_Data for the task:_
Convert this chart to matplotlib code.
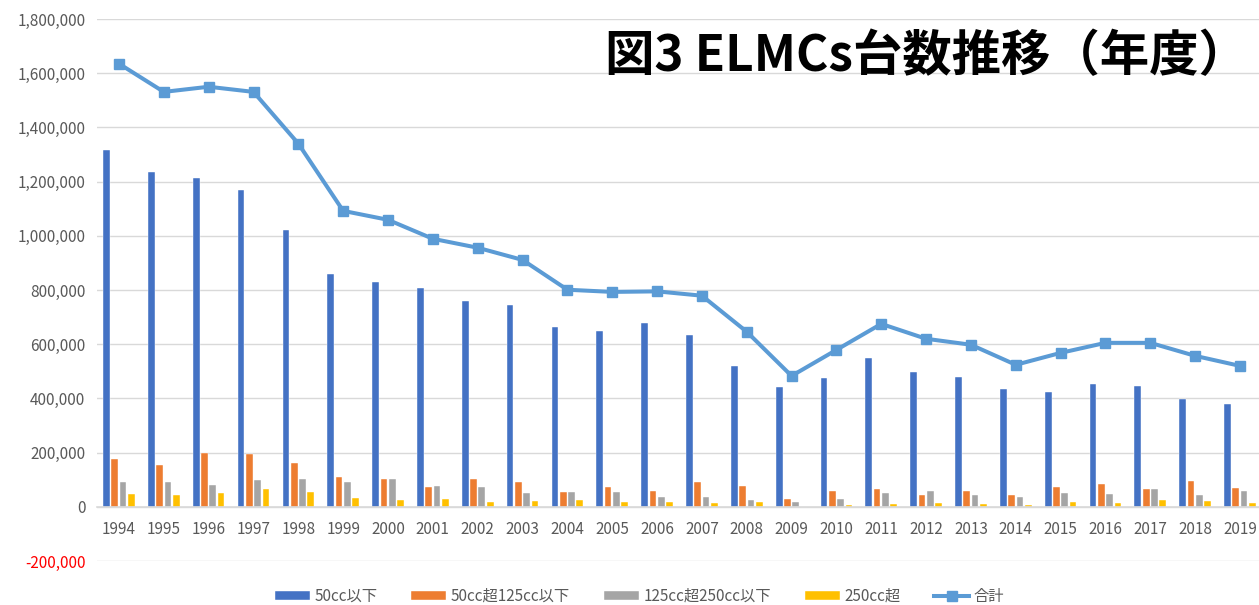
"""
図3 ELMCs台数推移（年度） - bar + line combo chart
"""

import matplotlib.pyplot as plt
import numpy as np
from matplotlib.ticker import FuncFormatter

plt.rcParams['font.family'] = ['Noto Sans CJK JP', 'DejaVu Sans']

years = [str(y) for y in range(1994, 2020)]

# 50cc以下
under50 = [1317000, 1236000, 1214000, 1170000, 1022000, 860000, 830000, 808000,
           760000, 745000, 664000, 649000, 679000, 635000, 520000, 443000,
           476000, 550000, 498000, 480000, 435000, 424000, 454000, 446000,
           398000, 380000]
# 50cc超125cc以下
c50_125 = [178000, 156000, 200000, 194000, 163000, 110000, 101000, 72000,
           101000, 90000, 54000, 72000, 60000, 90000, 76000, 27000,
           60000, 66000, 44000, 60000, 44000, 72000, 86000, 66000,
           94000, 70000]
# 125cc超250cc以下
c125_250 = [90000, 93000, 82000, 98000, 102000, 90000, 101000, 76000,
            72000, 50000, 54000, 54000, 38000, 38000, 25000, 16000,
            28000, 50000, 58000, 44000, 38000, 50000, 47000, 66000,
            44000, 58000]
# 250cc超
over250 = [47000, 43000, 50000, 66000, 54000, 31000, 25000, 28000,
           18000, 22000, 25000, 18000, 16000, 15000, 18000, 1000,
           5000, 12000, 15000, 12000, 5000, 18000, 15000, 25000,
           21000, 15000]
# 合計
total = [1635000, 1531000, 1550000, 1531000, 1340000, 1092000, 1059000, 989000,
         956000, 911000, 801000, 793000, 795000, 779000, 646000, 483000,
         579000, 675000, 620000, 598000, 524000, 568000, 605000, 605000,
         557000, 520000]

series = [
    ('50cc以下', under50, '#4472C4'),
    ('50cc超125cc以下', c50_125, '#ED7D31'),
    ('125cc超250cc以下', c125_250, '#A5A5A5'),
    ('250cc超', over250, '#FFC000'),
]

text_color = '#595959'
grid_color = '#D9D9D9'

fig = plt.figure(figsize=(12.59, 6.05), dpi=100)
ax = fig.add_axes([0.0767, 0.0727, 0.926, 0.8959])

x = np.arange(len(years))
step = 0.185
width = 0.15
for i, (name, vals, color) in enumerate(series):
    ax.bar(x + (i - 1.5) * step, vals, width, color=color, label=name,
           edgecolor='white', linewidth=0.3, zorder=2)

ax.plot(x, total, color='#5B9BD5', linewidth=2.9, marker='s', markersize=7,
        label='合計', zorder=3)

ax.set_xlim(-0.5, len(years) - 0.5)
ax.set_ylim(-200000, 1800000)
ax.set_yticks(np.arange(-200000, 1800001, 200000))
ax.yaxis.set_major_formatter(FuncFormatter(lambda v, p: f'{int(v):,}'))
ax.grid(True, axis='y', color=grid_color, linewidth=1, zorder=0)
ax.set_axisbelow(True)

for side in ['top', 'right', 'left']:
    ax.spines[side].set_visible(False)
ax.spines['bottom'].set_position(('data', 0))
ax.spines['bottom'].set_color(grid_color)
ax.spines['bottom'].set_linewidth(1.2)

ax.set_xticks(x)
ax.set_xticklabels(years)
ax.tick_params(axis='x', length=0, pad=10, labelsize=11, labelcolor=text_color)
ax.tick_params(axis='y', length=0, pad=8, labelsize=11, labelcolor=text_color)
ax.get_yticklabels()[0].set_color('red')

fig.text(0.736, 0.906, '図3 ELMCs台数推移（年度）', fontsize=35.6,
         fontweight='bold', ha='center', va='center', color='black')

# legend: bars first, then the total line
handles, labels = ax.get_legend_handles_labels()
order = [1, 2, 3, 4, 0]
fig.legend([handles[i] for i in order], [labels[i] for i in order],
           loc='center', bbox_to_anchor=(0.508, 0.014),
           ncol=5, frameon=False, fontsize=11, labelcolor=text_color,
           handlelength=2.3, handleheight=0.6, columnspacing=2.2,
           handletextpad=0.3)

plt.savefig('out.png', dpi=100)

...

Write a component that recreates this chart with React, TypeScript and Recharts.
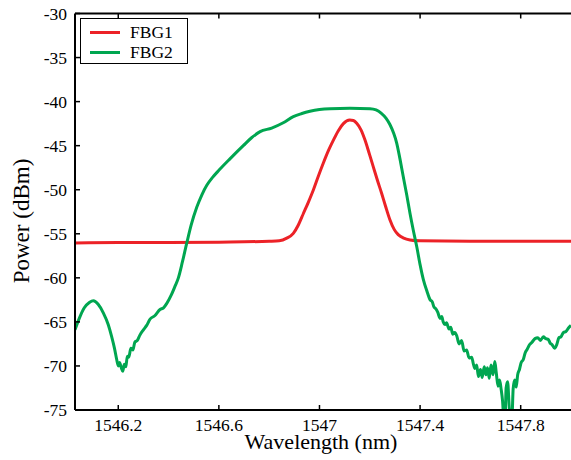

--

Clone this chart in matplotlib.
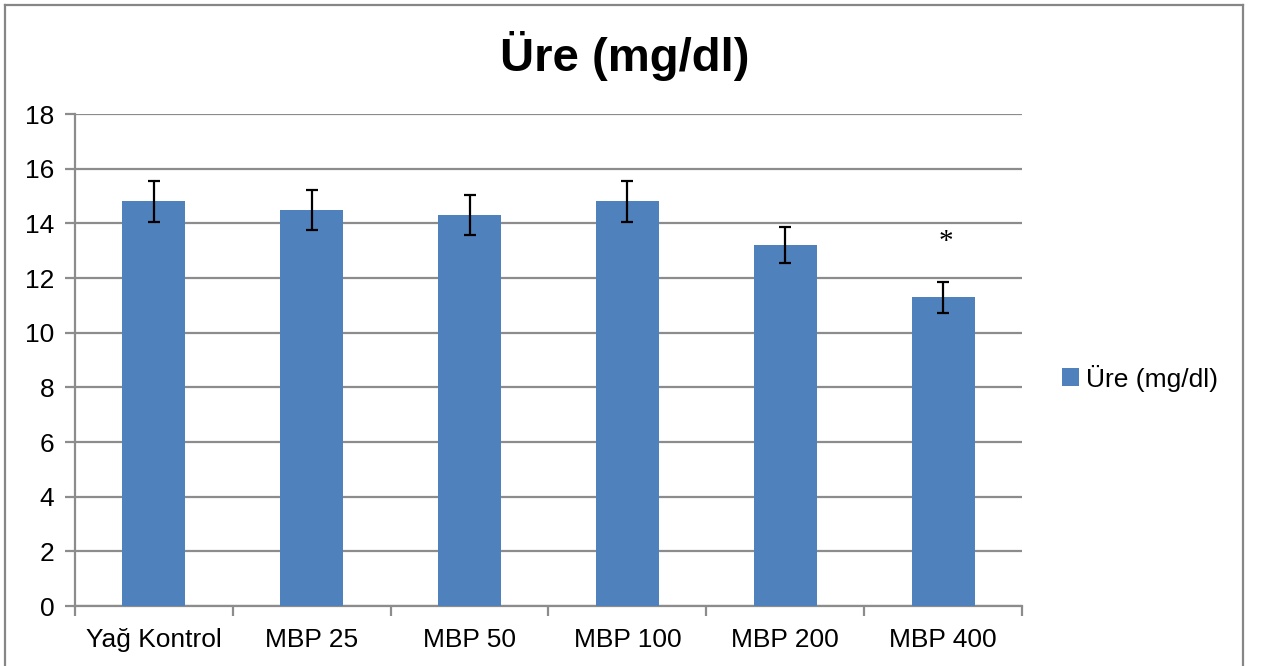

_Problem to work on:_
Within the data above, pick out all lines holding the word "matplotlib".

_Answer for the task:_
Convert this chart to matplotlib code.
import matplotlib.pyplot as plt
from matplotlib.ticker import FuncFormatter
Clone this chart in matplotlib.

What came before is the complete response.